Goal of the exercise.
Skip all pictures, then copy the lines from the start of the data through the line with "Chart.defaults.color = '#111';", keeping both ends.

** START OF Raw data **

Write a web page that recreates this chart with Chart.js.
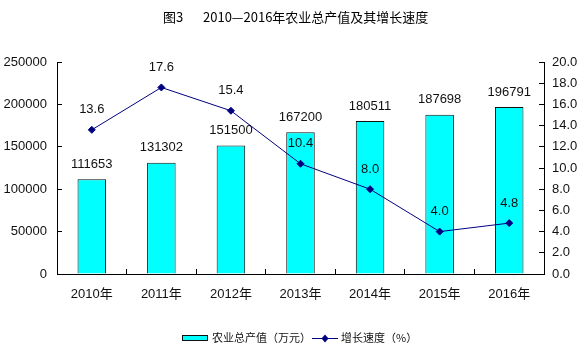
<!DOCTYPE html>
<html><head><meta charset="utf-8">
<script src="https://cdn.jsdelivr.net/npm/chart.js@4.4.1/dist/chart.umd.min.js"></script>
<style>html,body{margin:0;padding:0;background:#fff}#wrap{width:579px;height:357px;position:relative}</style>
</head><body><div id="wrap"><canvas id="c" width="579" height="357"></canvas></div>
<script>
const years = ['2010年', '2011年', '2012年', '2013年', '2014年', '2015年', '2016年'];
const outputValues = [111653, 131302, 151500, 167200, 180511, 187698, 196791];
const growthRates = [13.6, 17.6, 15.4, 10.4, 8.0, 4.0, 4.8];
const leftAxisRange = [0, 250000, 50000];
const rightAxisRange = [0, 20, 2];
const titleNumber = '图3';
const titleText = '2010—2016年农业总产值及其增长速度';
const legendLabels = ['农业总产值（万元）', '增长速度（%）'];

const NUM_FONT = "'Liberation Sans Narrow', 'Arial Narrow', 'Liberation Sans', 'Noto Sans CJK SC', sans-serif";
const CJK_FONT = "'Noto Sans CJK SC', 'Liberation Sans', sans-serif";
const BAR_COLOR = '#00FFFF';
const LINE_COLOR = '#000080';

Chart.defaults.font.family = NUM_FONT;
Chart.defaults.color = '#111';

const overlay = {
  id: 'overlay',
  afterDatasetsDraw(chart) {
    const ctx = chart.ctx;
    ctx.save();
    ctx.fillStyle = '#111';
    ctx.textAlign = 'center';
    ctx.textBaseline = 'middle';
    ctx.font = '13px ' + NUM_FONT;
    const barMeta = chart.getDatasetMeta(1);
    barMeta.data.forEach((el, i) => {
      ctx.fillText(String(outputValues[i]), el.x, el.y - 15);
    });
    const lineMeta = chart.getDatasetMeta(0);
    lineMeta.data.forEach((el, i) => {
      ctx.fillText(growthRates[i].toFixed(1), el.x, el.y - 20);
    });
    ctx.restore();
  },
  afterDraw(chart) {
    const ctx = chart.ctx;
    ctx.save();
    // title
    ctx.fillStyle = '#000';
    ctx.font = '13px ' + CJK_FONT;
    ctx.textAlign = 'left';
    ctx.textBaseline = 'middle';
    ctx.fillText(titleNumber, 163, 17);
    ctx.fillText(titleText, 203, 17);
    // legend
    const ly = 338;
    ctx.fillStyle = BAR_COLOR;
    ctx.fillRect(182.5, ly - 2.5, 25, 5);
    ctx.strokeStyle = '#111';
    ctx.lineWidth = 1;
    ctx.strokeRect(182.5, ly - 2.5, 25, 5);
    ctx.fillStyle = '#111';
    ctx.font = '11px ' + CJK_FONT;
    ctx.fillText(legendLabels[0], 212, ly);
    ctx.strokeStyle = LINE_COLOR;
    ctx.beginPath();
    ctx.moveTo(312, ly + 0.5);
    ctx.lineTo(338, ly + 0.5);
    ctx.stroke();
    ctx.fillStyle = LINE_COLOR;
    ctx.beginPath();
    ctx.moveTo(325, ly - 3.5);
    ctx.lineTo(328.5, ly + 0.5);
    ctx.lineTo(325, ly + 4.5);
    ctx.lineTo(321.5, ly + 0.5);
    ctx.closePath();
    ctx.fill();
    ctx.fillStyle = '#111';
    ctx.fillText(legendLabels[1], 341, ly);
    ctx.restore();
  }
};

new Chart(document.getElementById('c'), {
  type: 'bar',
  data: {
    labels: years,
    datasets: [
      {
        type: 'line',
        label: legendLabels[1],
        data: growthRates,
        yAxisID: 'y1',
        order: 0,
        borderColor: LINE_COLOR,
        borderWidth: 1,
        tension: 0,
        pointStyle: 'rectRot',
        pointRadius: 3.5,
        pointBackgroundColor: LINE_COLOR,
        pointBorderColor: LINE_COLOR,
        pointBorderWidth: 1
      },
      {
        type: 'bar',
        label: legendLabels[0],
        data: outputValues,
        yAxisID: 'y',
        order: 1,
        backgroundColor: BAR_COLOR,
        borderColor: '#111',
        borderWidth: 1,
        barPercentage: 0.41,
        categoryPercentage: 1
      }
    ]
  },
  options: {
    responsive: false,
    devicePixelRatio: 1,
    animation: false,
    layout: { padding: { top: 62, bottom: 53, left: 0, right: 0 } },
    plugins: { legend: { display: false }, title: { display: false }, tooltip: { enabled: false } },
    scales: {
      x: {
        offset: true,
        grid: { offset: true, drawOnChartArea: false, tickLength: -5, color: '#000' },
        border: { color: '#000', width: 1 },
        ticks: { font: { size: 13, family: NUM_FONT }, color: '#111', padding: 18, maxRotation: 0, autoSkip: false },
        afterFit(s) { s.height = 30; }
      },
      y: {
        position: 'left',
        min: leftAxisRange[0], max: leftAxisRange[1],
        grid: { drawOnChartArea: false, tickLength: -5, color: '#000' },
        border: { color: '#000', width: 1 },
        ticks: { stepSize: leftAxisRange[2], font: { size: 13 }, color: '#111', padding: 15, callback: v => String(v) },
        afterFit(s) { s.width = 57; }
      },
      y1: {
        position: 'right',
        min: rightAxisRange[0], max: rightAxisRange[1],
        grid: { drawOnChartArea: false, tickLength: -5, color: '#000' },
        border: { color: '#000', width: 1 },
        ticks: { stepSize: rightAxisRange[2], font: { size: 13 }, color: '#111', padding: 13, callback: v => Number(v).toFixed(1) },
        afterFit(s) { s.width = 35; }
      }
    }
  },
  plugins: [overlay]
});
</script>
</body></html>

** END OF Raw data **

In response.
Write a web page that recreates this chart with Chart.js.
<!DOCTYPE html>
<html><head><meta charset="utf-8">
<script src="https://cdn.jsdelivr.net/npm/chart.js@4.4.1/dist/chart.umd.min.js"></script>
<style>html,body{margin:0;padding:0;background:#fff}#wrap{width:579px;height:357px;position:relative}</style>
</head><body><div id="wrap"><canvas id="c" width="579" height="357"></canvas></div>
<script>
const years = ['2010年', '2011年', '2012年', '2013年', '2014年', '2015年', '2016年'];
const outputValues = [111653, 131302, 151500, 167200, 180511, 187698, 196791];
const growthRates = [13.6, 17.6, 15.4, 10.4, 8.0, 4.0, 4.8];
const leftAxisRange = [0, 250000, 50000];
const rightAxisRange = [0, 20, 2];
const titleNumber = '图3';
const titleText = '2010—2016年农业总产值及其增长速度';
const legendLabels = ['农业总产值（万元）', '增长速度（%）'];

const NUM_FONT = "'Liberation Sans Narrow', 'Arial Narrow', 'Liberation Sans', 'Noto Sans CJK SC', sans-serif";
const CJK_FONT = "'Noto Sans CJK SC', 'Liberation Sans', sans-serif";
const BAR_COLOR = '#00FFFF';
const LINE_COLOR = '#000080';

Chart.defaults.font.family = NUM_FONT;
Chart.defaults.color = '#111';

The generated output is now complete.